The marathon trial, the biggest in France’s modern legal history, is expected to last until May 2022.

Twenty defendants are facing sentences of up to life in prison, including the sole attacker who was not gunned down by police, Salah Abdeslam, a French-Moroccan national who was captured in Brussels. Six of the defendants are being tried in absentia.

Poncet said he felt it was crucial that he attend the hearings. “I can’t possibly not. It’s our lives that are being discussed in that room, and it’s important to come to support the others and to try to overcome it all.”

Survivors have taken to the witness stand to recount the horror of the attacks, but also to describe life afterwards.

Several said they had been struggling with post-traumatic stress disorder, grappling with survivor’s guilt, or even feeling alienated from the rest of society.

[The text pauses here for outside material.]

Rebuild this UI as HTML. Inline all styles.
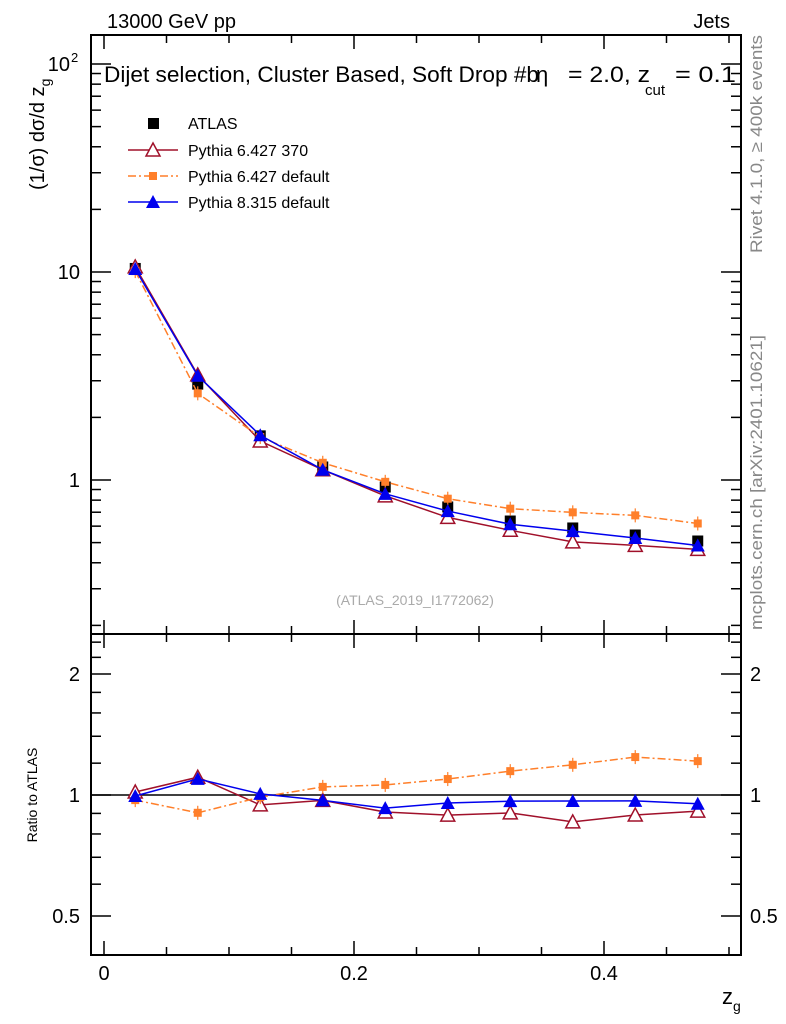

Saturday’s commemorations are to wrap up with a minute of silence at the Stade de France in the evening before the kick-off for a game between France and Kazakhstan.

It was during a football match between France and Germany that three suicide bombers blew themselves up in 2015.

Then-French president Francois Hollande was one of the 80,000 people in the crowd, before he was discreetly whisked away to avoid triggering mass panic.